Matter determined on the papers.

Final written submissions:

1 May 2023, for the Appellant.


[1] [2023] FWC 858 (Decision).

[2] Form F7 – Notice of Appeal at Question 3.1.

[3] Ibid.

[4] This is so because on appeal FWC has the power to receive further evidence, pursuant to s.607(2); see Coal and Allied v AIRC (2000) 203 CLR 194 at [17] per Gleeson CJ, Gaudron and Hayne JJ.

[5] O’Sullivan v Farrer [1989] HCA 61, 168 CLR 210 per Mason CJ, Brennan, Dawson and Gaudron JJ; applied in Hogan v Hinch [2011] HCA 4, 243 CLR 506, 85 ALJR 398 at [69] per Gummow, Hayne, Heydon, Crennan, Kiefel and Bell JJ; Coal & Allied Mining Services Pty Ltd v Lawler and others [2011] FCAFC 54, 192 FCR 78, 207 IR 177 at [44]-[46].
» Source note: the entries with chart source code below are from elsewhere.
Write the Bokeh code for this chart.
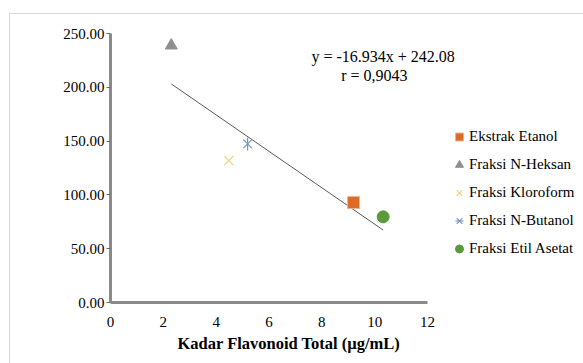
import math
from bokeh.plotting import figure
from bokeh.models import (Legend, LegendItem, Label, FixedTicker, PrintfTickFormatter, Title,
                          LinearAxis)
from bokeh.embed import file_html
from bokeh.resources import INLINE

# ---- data ----
names = ["Ekstrak Etanol", "Fraksi N-Heksan", "Fraksi Kloroform", "Fraksi N-Butanol", "Fraksi Etil Asetat"]
flavonoid = [9.2, 2.3, 4.48, 5.19, 10.32]
ic50 = [92.9, 238.8, 132.0, 147.4, 79.6]
markers = ["square", "triangle", "x", "star6", "circle"]
colors = ["#DD6B27", "#8F8F8F", "#EDD27A", "#7A95C8", "#5A9A3A"]
slope = -16.934
intercept = 242.08
equation = "y = -16.934x + 242.08"
r_text = "r = 0,9043"
x_title = "Kadar Flavonoid Total (µg/mL)"
x_ticks = [0, 2, 4, 6, 8, 10, 12]
y_ticks = [0, 50, 100, 150, 200, 250]

FONT = "Liberation Serif"

p = figure(frame_width=465, frame_height=269,
           min_border_left=100, min_border_right=8,
           min_border_top=19, min_border_bottom=61,
           x_range=(0, 17.6), y_range=(0, 250),
           x_axis_location=None, y_axis_location=None,
           output_backend="svg", toolbar_location=None)
p.margin = (13, 0, 0, 9)
p.styles = {"border-left": "1px solid #d6d6d6", "border-top": "1px solid #d6d6d6"}
p.outline_line_color = None
p.xgrid.visible = False
p.ygrid.visible = False
p.background_fill_color = "white"
p.border_fill_color = "white"

# trendline
lx = [min(flavonoid), max(flavonoid)]
ly = [slope * v + intercept for v in lx]
p.line(lx, ly, line_color="#5a5a5a", line_width=1)

items = []
for n, xv, yv, m, c in zip(names, flavonoid, ic50, markers, colors):
    if m == "x":
        rs = [p.scatter([xv], [yv], marker="x", size=13, line_color=c, line_width=1.2, fill_color=None)]
    elif m == "star6":
        rs = [p.scatter([xv], [yv], marker="x", size=12, line_color=c, line_width=1.2, fill_color=None),
              p.scatter([xv], [yv], marker="dash", size=13, angle=math.pi / 2, line_color=c,
                        line_width=1.2, fill_color=None)]
    elif m == "square":
        rs = [p.scatter([xv], [yv], marker=m, size=12, fill_color=c, line_color="#EBB58E", line_width=1)]
    else:
        rs = [p.scatter([xv], [yv], marker=m, size=12, fill_color=c, line_color=c)]
    items.append(LegendItem(label=n, renderers=rs))

legend = Legend(items=items, location=(339, 41), orientation="vertical",
                label_text_font=FONT, label_text_font_size="15px", label_text_color="black",
                glyph_width=20, glyph_height=25, label_height=20, spacing=3,
                label_standoff=0, padding=0, margin=0,
                border_line_color=None, background_fill_alpha=0)
p.add_layout(legend, "center")

# equation labels
p.add_layout(Label(x=10.32, y=228.6, text=equation, text_align="center", text_baseline="middle",
                   text_font=FONT, text_font_size="16px", text_color="black"))
p.add_layout(Label(x=9.99, y=211, text=r_text, text_align="center", text_baseline="middle",
                   text_font=FONT, text_font_size="16px", text_color="black"))

# axes
xa = LinearAxis(bounds=(0, 12))
xa.ticker = FixedTicker(ticks=x_ticks)
xa.axis_line_color = "#8a8a8a"
xa.axis_line_width = 3
xa.major_tick_line_color = None
xa.minor_tick_line_color = None
xa.major_label_text_font = FONT
xa.major_label_text_font_size = "15px"
xa.major_label_text_color = "black"
xa.major_label_standoff = 8
p.add_layout(xa, "below")

p.add_layout(Title(text=x_title, align="left", offset=67, standoff=4,
                   text_font=FONT, text_font_size="16.5px", text_font_style="bold",
                   text_color="black"), "below")

ya = LinearAxis(bounds=(0, 250))
ya.ticker = FixedTicker(ticks=y_ticks)
ya.formatter = PrintfTickFormatter(format="%.2f")
ya.axis_line_color = "#8a8a8a"
ya.axis_line_width = 3
ya.major_tick_line_color = "#6a6a6a"
ya.major_tick_out = 4
ya.major_tick_in = 0
ya.minor_tick_line_color = None
ya.major_label_text_font = FONT
ya.major_label_text_font_size = "15px"
ya.major_label_text_color = "black"
ya.major_label_standoff = 2
p.add_layout(ya, "left")

open("out.html", "w").write(file_html(p, INLINE))
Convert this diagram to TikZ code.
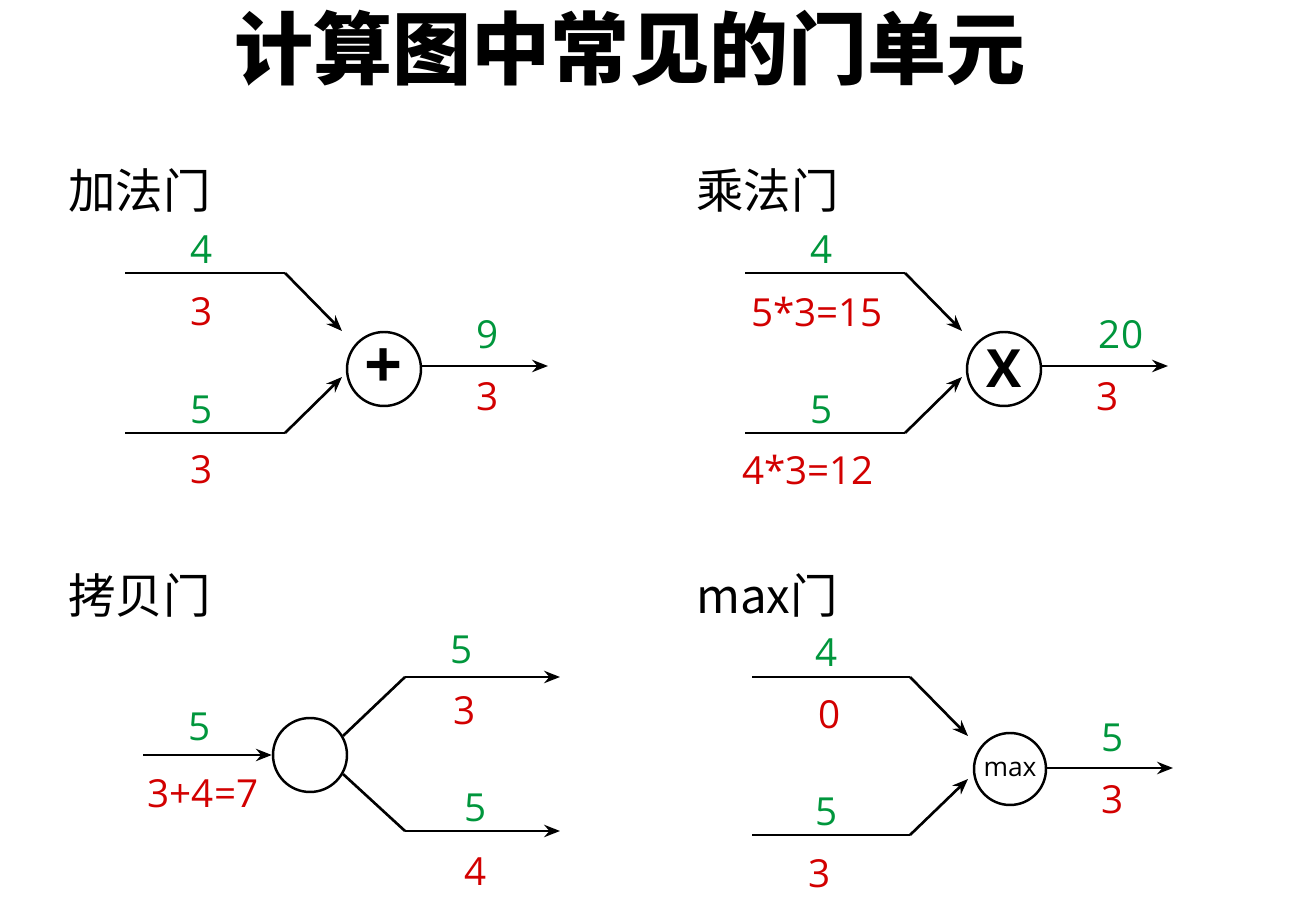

[6] Wan v AIRC [2001] FCA 1803, 116 FCR 481 at [30].

[7] Lawrence v Coal & Allied Mining Services Pty Ltd t/as Mt Thorley Operations/Warkworth[2010] FWAFB 10089, 202 IR 388 at [28], affirmed on judicial review in Coal & Allied Mining Services Pty Ltd v Lawler [2011] FCAFC 54, 192 FCR 78, 207 IR 177; NSW Bar Association v Brett McAuliffe; Commonwealth of Australia represented by the Australian Taxation Office[2014] FWCFB 1663, 241 IR 177 at [28].

[8] Trustee for The MTGI Trust v Johnston [2016] FCAFC 140 at [82].

[9] Transcript 4 April 2023 PN19-PN24.

[10] Peter Ioannou v Northern Belting Serices Pty Ltd (2014) FWCFB 660 at [17].

[11] Fair Work Act 2009 (Cth) s.725, Alex v Costco Wholesale Australia[2014] FWC 1904.